We firstly create a function to convert a value with its exponent into a complete numeric value :
create_num <- function(num, expo){
tempexpo <- tolower(expo)
if (tempexpo == "k") {
return(num * 1000)
} else if (tempexpo == "m") {
return(num * 1000000)
} else if (tempexpo == "b") {
return(num * 1000000000)
} else if (tempexpo %in% c("0","1","2","3","4","5","6","7","8","9")){
return(num*10)
} else if (tempexpo == "+"){
return(num)
} else {
return(0)
}
}
Then, we pass this function into each observation and store the result in two variables, PROPDMGNUM and CROPDMGNUM, respectively for numeric property damage and numeric property damage :
dmg_stormdata[, PROPDMGNUM := 0]
dmg_stormdata[, CROPDMGNUM := 0]
for (i in 1:nrow(dmg_stormdata)){
dmg_stormdata$PROPDMGNUM[i] <- create_num(dmg_stormdata$PROPDMG[i], dmg_stormdata$PROPDMGEXP[i])
dmg_stormdata$CROPDMGNUM[i] <- create_num(dmg_stormdata$CROPDMG[i], dmg_stormdata$CROPDMGEXP[i])
}
We calculate the total economic cost by adding the values of PROPDMGNUM and CROPDMGNUM into a new variable : TOTALDMG :
dmg_stormdata[, TOTALDMG := PROPDMGNUM + CROPDMGNUM]

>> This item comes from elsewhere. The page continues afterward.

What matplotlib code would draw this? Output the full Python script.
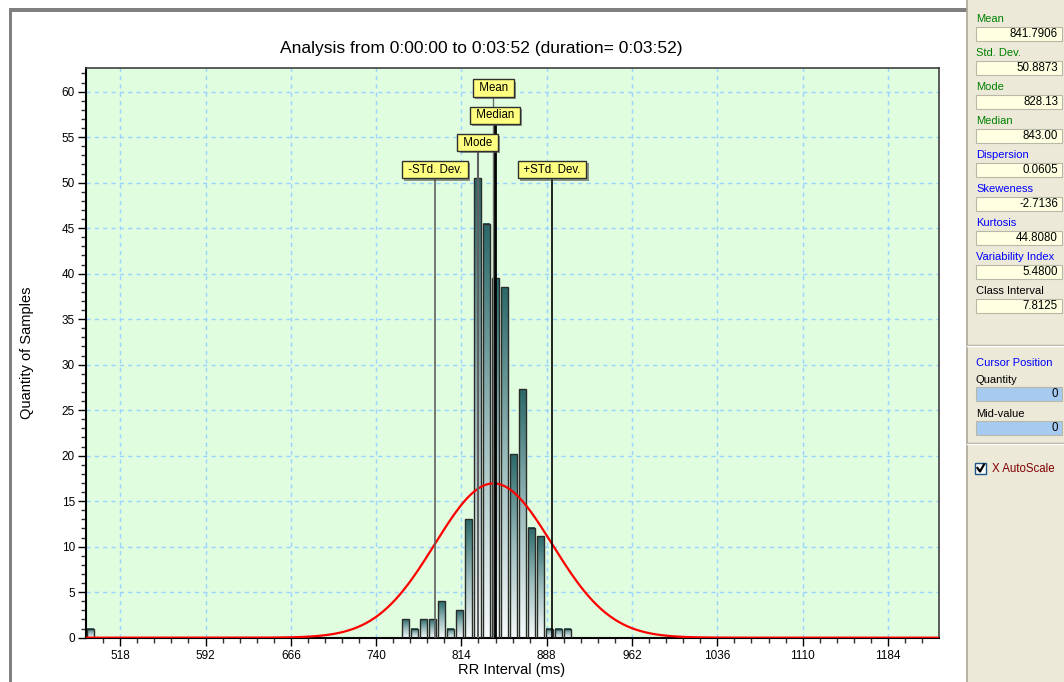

We want to focus on events that have the greatest economic damage. Therefore, we will, once again, only keep the top decile :
dmg_stormdata <- dmg_stormdata %>% mutate(EVTYPE = as.factor(EVTYPE)) %>%
group_by(EVTYPE)
sum_dmg <- summarise(dmg_stormdata, sum = sum(TOTALDMG, na.rm = T))
quant_sum_dmg <- quantile(sum_dmg$sum, probs = seq(0, 1, 0.1))
most_dmg <- filter(sum_dmg, sum >= as.numeric(quant_sum_dmg[10]))
We can now properly see the events with the highest economic consequences :
g_dmg <- ggplot(most_dmg, aes(EVTYPE, sum*0.000001))
g_dmg + geom_bar(stat = "identity", aes(fill = EVTYPE)) +
ggtitle("Economic damage per event type (top decile)") +
labs(y = "Cost (in millions of USD)", fill = "Event type") +
theme(axis.title.x=element_blank(),
axis.text.x=element_blank(),
axis.ticks.x=element_blank(),
plot.title = element_text(hjust = 0.5))
We can see that Floods have, by far, the highest economic consequences, along with Hurricanes / Typhoons, Storm surges and, once again, Tornadoes.
In addition, these were also events that had dire human consequences as well.
We can therefore safely say that these are the events on which the government should focus on the most, both in regard to economic and human safety.